Remember, the real perspective to look at as regards debt consolidation should always involve the long game. You should not be seeking to get ahead for just the next month. That’s what credit card companies count upon. When considering consolidation programs, you should be looking to decide on the best option that will let you get ahead in life through eliminating the debts that hamstring household finance without artificially crippling any larger dreams or unfairly limiting your family’s comfort. For the sake of argument (one offered hourly by telemarketers, we should add), let’s say that someone offers you the chance to reduce your monthly payments by half. This would mean that, instead of paying five hundred dollars a month you would only be paying two hundred and fifty dollars, but, in order to do this, the debt consolidation company may be extending the terms of your loan from five to fifteen years. Let’s even assume there shall be a significant cut in interest rates for the time being. When you calculate the actual terms of the loan, you will end up paying a good deal more money – perhaps twice as much, depending upon rate and amount – than you would have had you left things alone.

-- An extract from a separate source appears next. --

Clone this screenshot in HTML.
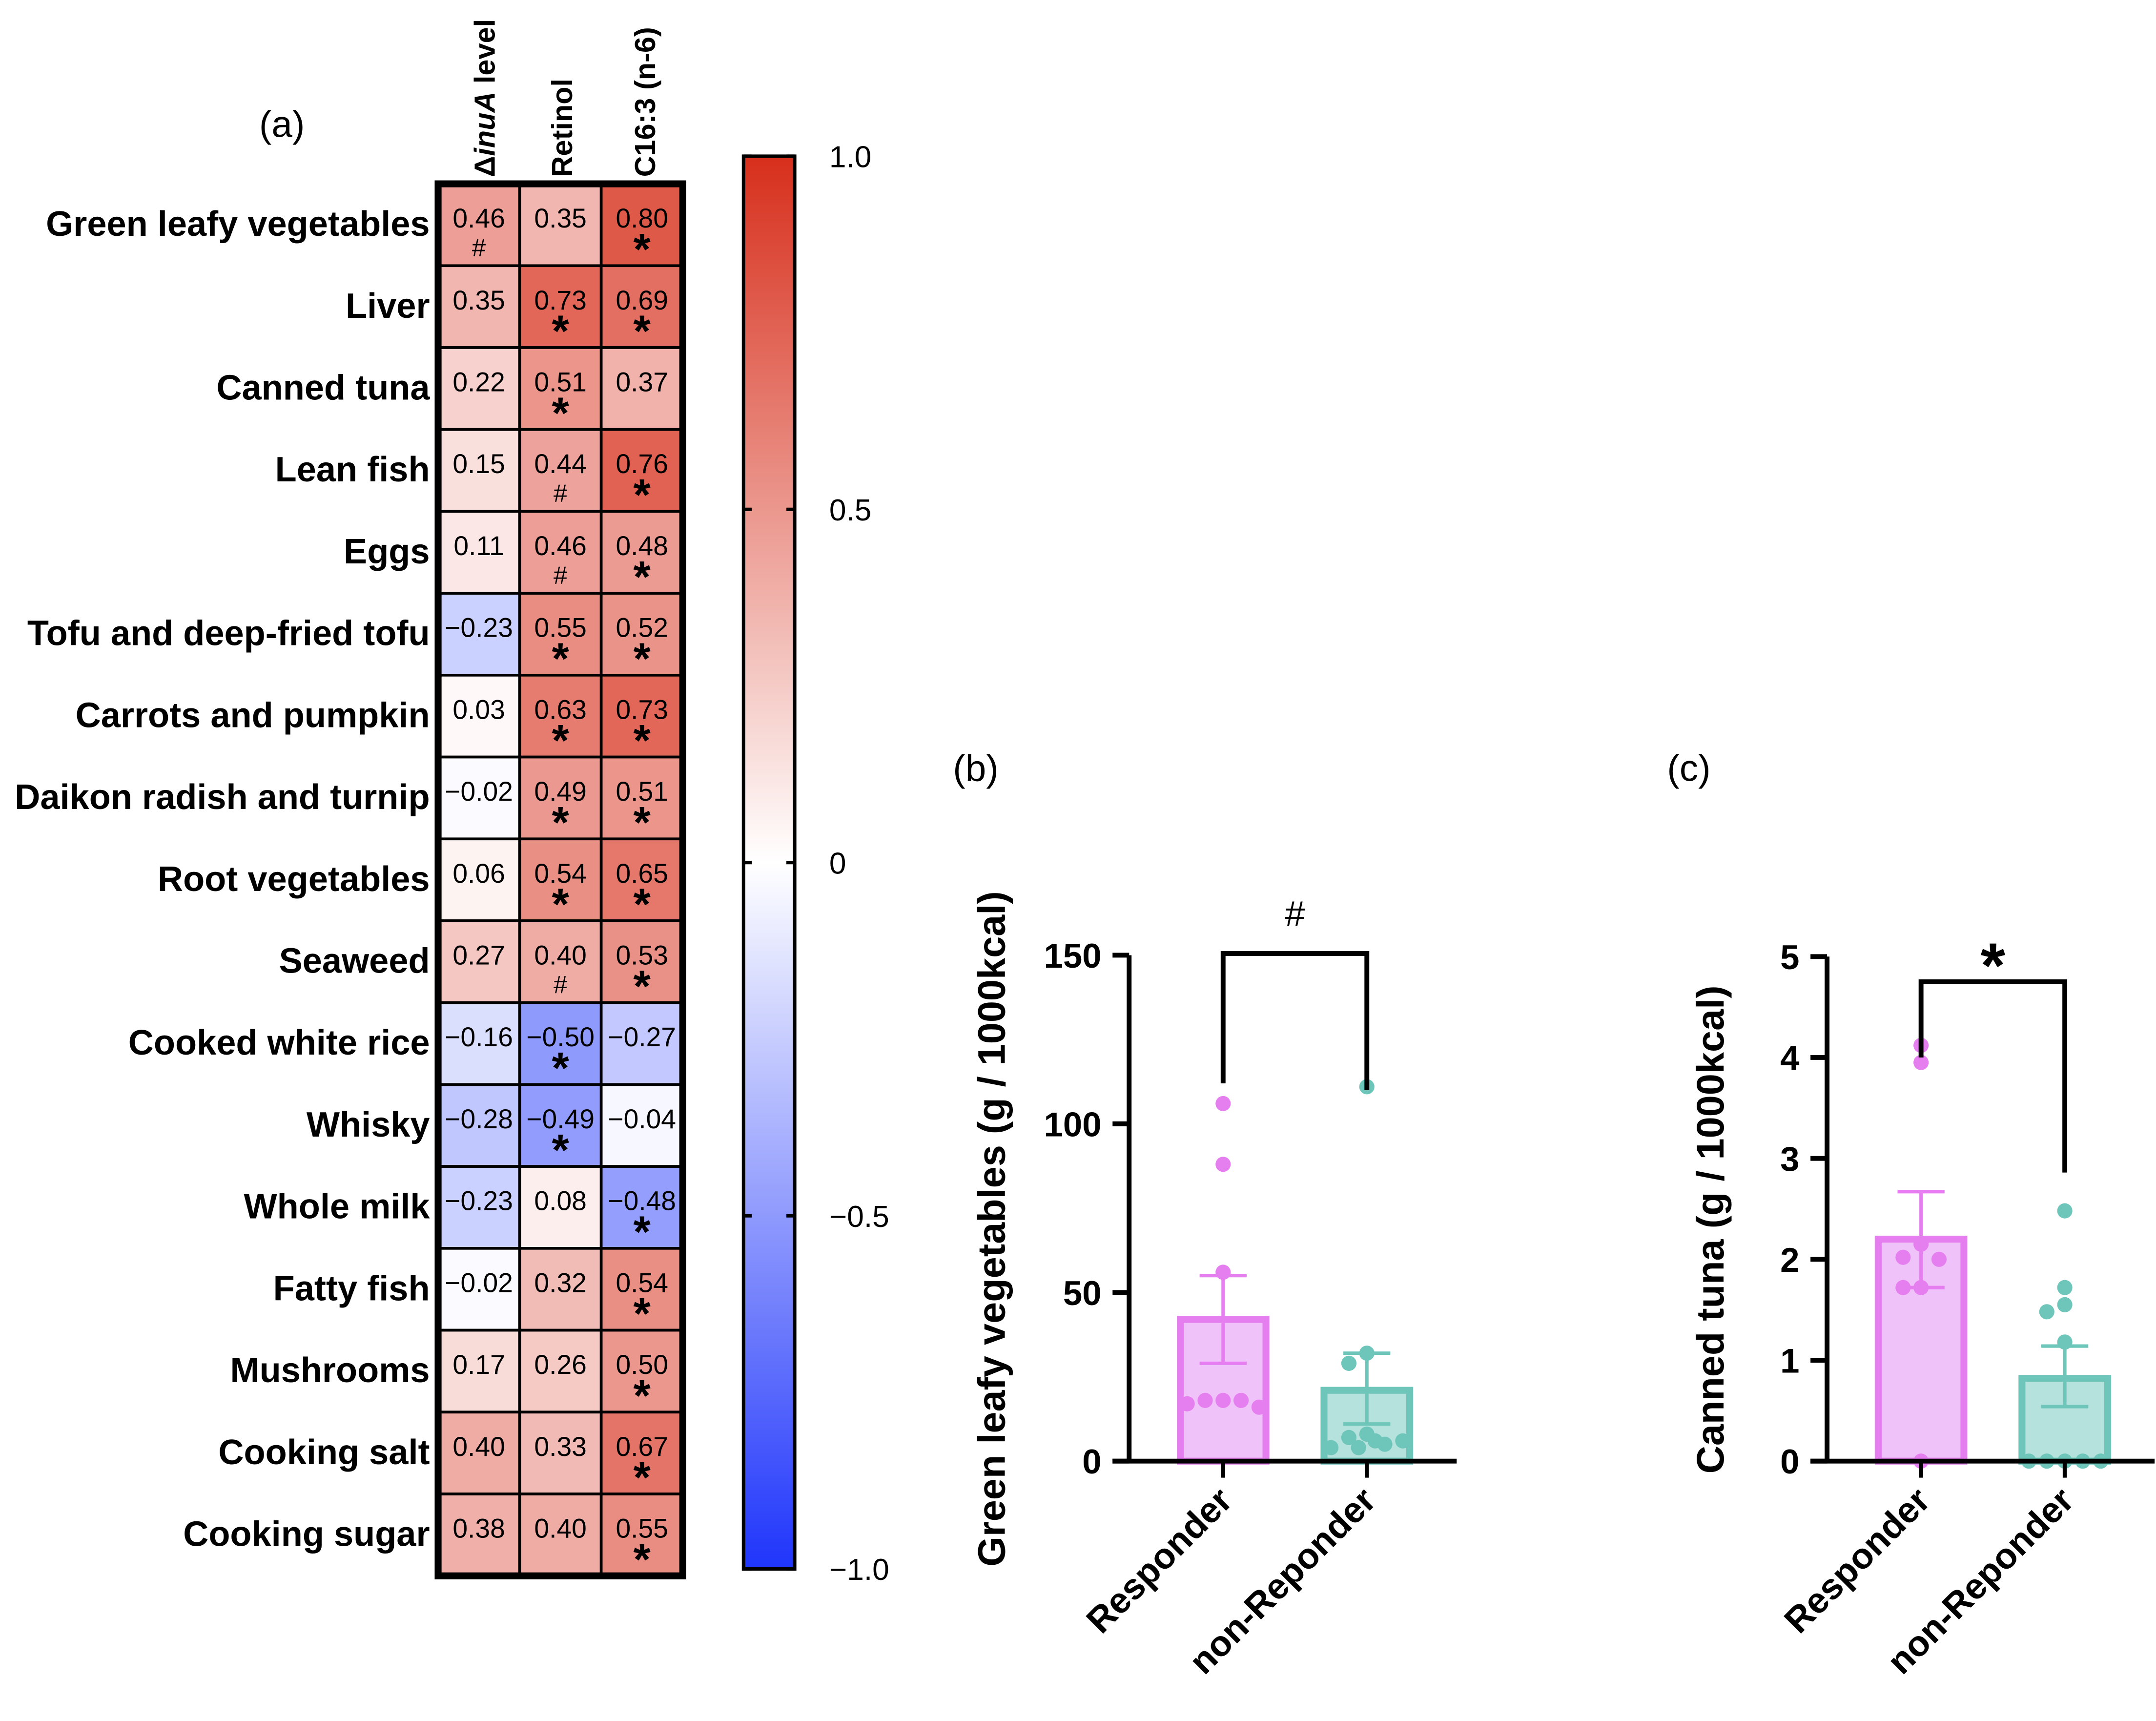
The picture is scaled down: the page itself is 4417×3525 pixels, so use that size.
<!DOCTYPE html>
<html><head><meta charset="utf-8">
<style>
html,body{margin:0;padding:0;background:#fff;}
svg{display:block;}
text{font-family:"Liberation Sans",sans-serif;}
</style></head>
<body>
<svg id="fig" xmlns="http://www.w3.org/2000/svg" width="4417" height="3525" viewBox="0 0 1560 1245" preserveAspectRatio="none">
<defs>
<linearGradient id="cbar" x1="0" y1="0" x2="0" y2="1">
<stop offset="0" stop-color="#d72f1c"/><stop offset="0.5" stop-color="#ffffff"/><stop offset="1" stop-color="#1f35fb"/>
</linearGradient>
</defs>
<g id="heat"></g>
<g id="pb"></g>
<g id="pc"></g>
</svg>
<script>
const rowLabels = ["Green leafy vegetables","Liver","Canned tuna","Lean fish","Eggs","Tofu and deep-fried tofu","Carrots and pumpkin","Daikon radish and turnip","Root vegetables","Seaweed","Cooked white rice","Whisky","Whole milk","Fatty fish","Mushrooms","Cooking salt","Cooking sugar"];
const colInuA = [0.46,0.35,0.22,0.15,0.11,-0.23,0.03,-0.02,0.06,0.27,-0.16,-0.28,-0.23,-0.02,0.17,0.40,0.38];
const colRetinol = [0.35,0.73,0.51,0.44,0.46,0.55,0.63,0.49,0.54,0.40,-0.50,-0.49,0.08,0.32,0.26,0.33,0.40];
const colC163 = [0.80,0.69,0.37,0.76,0.48,0.52,0.73,0.51,0.65,0.53,-0.27,-0.04,-0.48,0.54,0.50,0.67,0.55];
const sigInuA = ["#","","","","","","","","","","","","","","","",""];
const sigRetinol = ["","*","*","#","#","*","*","*","*","#","*","*","","","","",""];
const sigC163 = ["*","*","","*","*","*","*","*","*","*","","","*","*","*","*","*"];
const colorbarTicks = [1.0,0.5,0,-0.5,-1.0];
const colorbarTickLabels = ["1.0","0.5","0","\u22120.5","\u22121.0"];

const groups = ["Responder","non-Reponder"];
const greenMeans = [42,21];
const greenErrLo = [29,11];
const greenErrHi = [55,32];
const greenPtsR = [106,88,56,18,18,18,17,16];
const greenPtsN = [111,32,29,8,7,5,4,6,4,6];
const greenTicks = [0,50,100,150];
const tunaMeans = [2.2,0.82];
const tunaErrLo = [1.72,0.54];
const tunaErrHi = [2.67,1.14];
const tunaPtsR = [4.12,3.95,2.15,2.02,2.0,1.72,1.72,0];
const tunaPtsN = [2.48,1.72,1.55,1.48,1.18,0,0,0,0,0];
const tunaTicks = [0,1,2,3,4,5];

const NS="http://www.w3.org/2000/svg";
function mk(parent,tag,attrs,txt){const e=document.createElementNS(NS,tag);for(const k in attrs)e.setAttribute(k,attrs[k]);if(txt!==undefined)e.textContent=txt;parent.appendChild(e);return e;}
function lerp(a,b,t){return Math.round(a+(b-a)*t);}
function heatColor(v){
  if(v>=0){return `rgb(${lerp(255,215,v)},${lerp(255,47,v)},${lerp(255,28,v)})`;}
  const t=-v;return `rgb(${lerp(255,31,t)},${lerp(255,53,t)},${lerp(255,251,t)})`;
}
function fmt(v){const s=Math.abs(v).toFixed(2);return (v<0?"\u2212":"")+s;}

// ---------- heatmap ----------
const H=document.getElementById('heat');
const hx0=317,hy0=133,cw=59,rh=(1140-133)/17;
const cols=[colInuA,colRetinol,colC163], sigs=[sigInuA,sigRetinol,sigC163];
const colNames=["inua","retinol","c163"];
rowLabels.forEach((lab,r)=>{
  const t=mk(H,'text',{x:311,y:hy0+rh*r+rh/2+8,'text-anchor':'end','font-size':25.5,'font-weight':'bold'},lab);
  
  
  cols.forEach((col,c)=>{
    const x=hx0+cw*c,y=hy0+rh*r;
    const rc=mk(H,'rect',{x:x,y:y,width:cw,height:rh,fill:heatColor(col[r]),stroke:'#000','stroke-width':2});
    
    
    const vt=mk(H,'text',{x:x+cw/2,y:y+rh/2+2,'text-anchor':'middle','font-size':19.5},fmt(col[r]));
    
    
    const s=sigs[c][r];
    if(s){
      const st=mk(H,'text',{x:x+cw/2,y:s==='*'?y+rh-1:y+rh-7,'text-anchor':'middle','font-size':s==='*'?32:18,'font-weight':s==='*'?'bold':'normal'},s);
      
      
    }
  });
});
const hb=mk(H,'rect',{x:hx0,y:hy0,width:cw*3,height:rh*17,fill:'none',stroke:'#000','stroke-width':5});


const colHeads=[[350,'inua'],[406,'Retinol'],[466,'C16:3 (n-6)']];
colHeads.forEach(([cx,lab],i)=>{
  const t=mk(H,'text',{transform:`translate(${cx+8},128) rotate(-90)`,'font-size':21,'font-weight':'bold'});
  
  
  if(lab==='inua'){mk(t,'tspan',{},'\u0394');mk(t,'tspan',{'font-style':'italic'},'inuA');mk(t,'tspan',{},' level');}
  else t.textContent=lab;
});
const la=mk(H,'text',{x:204,y:99,'text-anchor':'middle','font-size':27},'(a)');


// colorbar
const cbTop=113,cbBot=1135,cbx=538,cbw=37;
function cbY(v){return cbTop+(1-v)/2*(cbBot-cbTop);}
const cb=mk(H,'rect',{x:cbx,y:cbTop,width:cbw,height:cbBot-cbTop,fill:'url(#cbar)',stroke:'#000','stroke-width':2.5});


colorbarTicks.forEach((v,i)=>{
  const y=cbY(v);
  mk(H,'line',{x1:cbx,x2:cbx+6,y1:y,y2:y,stroke:'#000','stroke-width':2.5});
  mk(H,'line',{x1:cbx+cbw-6,x2:cbx+cbw,y1:y,y2:y,stroke:'#000','stroke-width':2.5});
  const t=mk(H,'text',{x:600,y:y+8,'font-size':22},colorbarTickLabels[i]);
  
  
});

// ---------- bar charts ----------
function barChart(G,o){
  const y=v=>o.y0-(v/o.max)*(o.y0-o.yTop);
  const xs=[o.ax+68,o.ax+172];
  const colors=[{fill:'#f0c2fa',stroke:'#e57ff0',pt:'#e57ff0'},{fill:'#b5e2dc',stroke:'#6ec6ba',pt:'#6ec6ba'}];
  const means=o.means, lo=o.lo, hi=o.hi, pts=[o.ptsR,o.ptsN];
  const jit=[0,-13,13,-26,26,-6,6,-19,19,0];
  means.forEach((m,i)=>{
    const b=mk(G,'rect',{x:xs[i]-31,y:y(m),width:62,height:o.y0-y(m),fill:colors[i].fill,stroke:colors[i].stroke,'stroke-width':5});
    
    
    // jitter points that sit close to neighbours
    pts[i].forEach((p,k)=>{
      let cnt=0;
      for(let j=0;j<k;j++){ if(Math.abs(y(pts[i][j])-y(p))<12) cnt++; }
      let near=0; pts[i].forEach(q=>{ if(Math.abs(y(q)-y(p))<12) near++; });
      const off = near>1 ? jit[cnt % jit.length] : 0;
      const c=mk(G,'circle',{cx:xs[i]+off,cy:y(p),r:5.5,fill:colors[i].pt});
      
      
    });
    const e=mk(G,'path',{d:`M${xs[i]},${y(lo[i])}V${y(hi[i])}M${xs[i]-17},${y(hi[i])}H${xs[i]+17}M${xs[i]-17},${y(lo[i])}H${xs[i]+17}`,stroke:colors[i].stroke,'stroke-width':2.5,fill:'none'});
    
    
    mk(G,'line',{x1:xs[i],x2:xs[i],y1:o.y0,y2:o.y0+12,stroke:'#000','stroke-width':3});
    const t=mk(G,'text',{transform:`translate(${xs[i]+8},${o.y0+30}) rotate(-45)`,'text-anchor':'end','font-size':26,'font-weight':'bold'},groups[i]);
    
    
  });
  const ax=mk(G,'path',{d:`M${o.ax},${o.yTop}V${o.y0}M${o.ax-12},${o.y0}H${o.ax+237}`,stroke:'#000','stroke-width':3.5,fill:'none'});
  
  
  o.ticks.forEach(v=>{
    mk(G,'line',{x1:o.ax-12,x2:o.ax,y1:y(v),y2:y(v),stroke:'#000','stroke-width':3.5});
    const t=mk(G,'text',{x:o.ax-20,y:y(v)+9,'text-anchor':'end','font-size':25,'font-weight':'bold'},String(v));
    
    
  });
  const yl=mk(G,'text',{transform:`translate(${o.labX},${(o.y0+o.yTop)/2+15+o.labShift}) rotate(-90)`,'text-anchor':'middle','font-size':28,'font-weight':'bold'},o.ylabel);
  
  
  const br=mk(G,'path',{d:`M${xs[0]},${y(o.brL)}V${y(o.brTop)}H${xs[1]}V${y(o.brR)}`,stroke:'#000','stroke-width':3.5,fill:'none'});
  
  
  const sm=mk(G,'text',{x:(xs[0]+xs[1])/2,y:y(o.brTop)+o.markDy,'text-anchor':'middle','font-size':o.markSize,'font-weight':o.markW},o.mark);
  
  
  const pl=mk(G,'text',{x:o.plX,y:565,'text-anchor':'middle','font-size':27},o.panel);
  
  
}
barChart(document.getElementById('pb'),{ax:817,y0:1057,yTop:691,max:150,means:greenMeans,lo:greenErrLo,hi:greenErrHi,ptsR:greenPtsR,ptsN:greenPtsN,ticks:greenTicks,ylabel:'Green leafy vegetables (g / 1000kcal)',labX:727,labShift:0,brL:112,brR:110,brTop:150.5,mark:'#',markDy:-20,markSize:26,markW:'normal',panel:'(b)',plX:706});
barChart(document.getElementById('pc'),{ax:1322,y0:1057,yTop:692,max:5,means:tunaMeans,lo:tunaErrLo,hi:tunaErrHi,ptsR:tunaPtsR,ptsN:tunaPtsN,ticks:tunaTicks,ylabel:'Canned tuna (g / 1000kcal)',labX:1247,labShift:0,brL:4.0,brR:2.86,brTop:4.75,mark:'*',markDy:4,markSize:46,markW:'bold',panel:'(c)',plX:1222});
</script>
</body></html>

This is why it can be so difficult for those borrowers who’d never pretended to be financiers to understand just what the greater consequences of such consolidation loans may be. In the last case mentioned, you would spend far more in interest through the course of the consolidation, and, even without the costs of said consolidation added alongside, what you’d imagined to be a positive action will leave you even farther behind in debt than what you could have achieved by merely paying every dollar toward eliminating those burdens. With a good consolidation loan boasting proper terms, you should not only be reducing those monthly payments, you would be decreasing the total amount of debt that needs to be repaid through the entirely of the loan. You work hard for the money you earn, we assume, and you do not want to throw it away simply because you feel an inexplicable loyalty to one smooth talking consolidation salesman. Read the details carefully for every document, pay attention to the fine print, comparison shop with competitors in the industry, and always make sure that you know what you’re signing on for before they hand you the pen. In the end, the future is always up to you, and there is no reason to blame anyone else for your laziness or sloppy analysis if your debt consolidation should be handled poorly.

We cannot say this too many times: always know precisely what you are signing. It’s hard to even estimate how many correspondents have written us complaining that they attached their names to contracts without taking the proper amount of time to understand the documents completely. In times such as these, particularly when debt collection agencies are breathing down your neck and even the minimum payments of credit cards seem depressingly our of reach, it may seem easy to just sign your name to anything that seems at first glance like it might solve all of your problems. No matter how convincing the debt consolidation professional may be within his beautiful office and how articulate he may be during his glowing presentation, you cannot just take his words at first glance. Look twice, look a third time, look as long and as hard as you need to until you understand every single word of the debt consolidation contract. Don’t be afraid to ask for clarification from other consolidation specialists at the company you have been working with or even to bring the terms to a professional analyst at a neutral firm.